Very few of the victims we meet now were hard core [Liberation Tigers of Tamil Eelam] LTTE cadres, who joined voluntarily and spent years with the organisation being extensively trained. Instead we see forced or child recruits or people with only a tenuous link to the LTTE often through family members. We tend to make assumptions that the Sri Lankan security forces would logically only persecute senior LTTE cadres who might be deemed to pose a future security threat, but instead it’s now clear that this is an ongoing process of crushing Tamils who demand their democratic rights as Sri Lankan citizens. Indeed, asserting one’s rights if one is Tamil, is interpreted by the security forces as an act of defiance and equated to “restarting the LTTE.”What’s very shocking to me is that we are now seeing families where several siblings have all been tortured in the post-war period. And individuals who have been detained and repeatedly tortured on as many as three or four separate times. They arrive in the United Kingdom and promptly try to kill themselves – hardly the action of economic migrants.
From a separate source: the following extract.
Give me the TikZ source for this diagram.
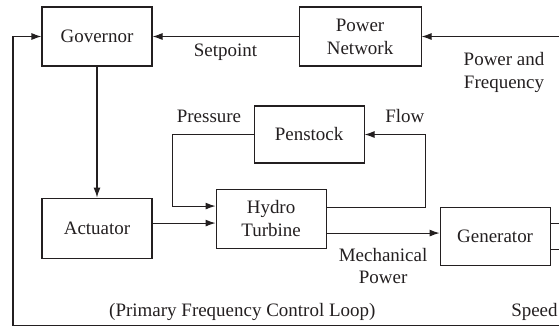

Being an asylum seeker in Britain after enduring war and torture is a terrible ordeal. I help run a small project for 30 recent survivors from Sri Lanka, offering group trauma counselling in Tamil and English classes and a hot spicy meal, and I can’t describe the intensity of the suffering we see. Torture survivors are the first to fall through the cracks of the welfare system.

How long did it take to prepare the report?

The report is based on 24 statements from victims of torture that occurred in 2016 and 2017, and reinforced by 33 statements from 2015 victims. Each statement took 3-4 days to record and obviously the work has been ongoing over the last 30 months. We analysed the information and wrote the report, asking our talented Tamil graphic designer to visualize the torture methods in a way that was innovative.

In terms of policy-oriented recommendations – to address torture, abduction, unlawful detention, sexual violence and impunity – what are some positive actions Colombo could take in the next few months to suggest it’s serious about meaningful reform?

I have divided the recommendations into how easy they would be, not politically, but administratively. These are just a personal selection, acknowledging that many others in Sri Lanka have made important recommendations on specific initiatives that I won’t repeat:

Instantly possible:

  • Show at peak hours (and on repeat) the Channel 4 “No Fire Zone” film in Sinhala on Sri Lanka Rupavahini Corporation (state run TV).
  • The President, Prime Minister and armed forces commanders go to Palali Air Base and, in front of hundreds of soldiers and on peak time state TV, issue in Sinhala their instructions to military and police not to commit sexual violence, showing they really mean it this time.
  • The President and Prime Minister publish a version (redacted to protect victims not perpetrators) of the [UN Office of Internal Oversight Services] OIOS inquiry report in to the allegations of extensive child sexual exploitation by Sri Lankan UN peacekeepers from 2004-7 in Haiti and to announce how may Sri Lankan soldiers/officers were held criminally accountable rather than just demoted or early retired.
  • Publish photos and names of all Sri Lankan service men and women going abroad henceforth as UN peacekeepers, so as to be transparent.
  • The President and Prime Minister stop denying the allegations of war crimes and praising the “war heroes” acknowledging that their current rhetoric emboldens racists and deniers.
  • The President and Prime Minister “own,” endorse and adopt the recommendations of the consultation task force report [pertaining to transitional justice mechanisms] that they commissioned.
  • Order the 58th Division [of the Sri Lanka Army] to hand over the list of surrendees from May 18, 2009 [when the war ended] to the Mullaitivu court.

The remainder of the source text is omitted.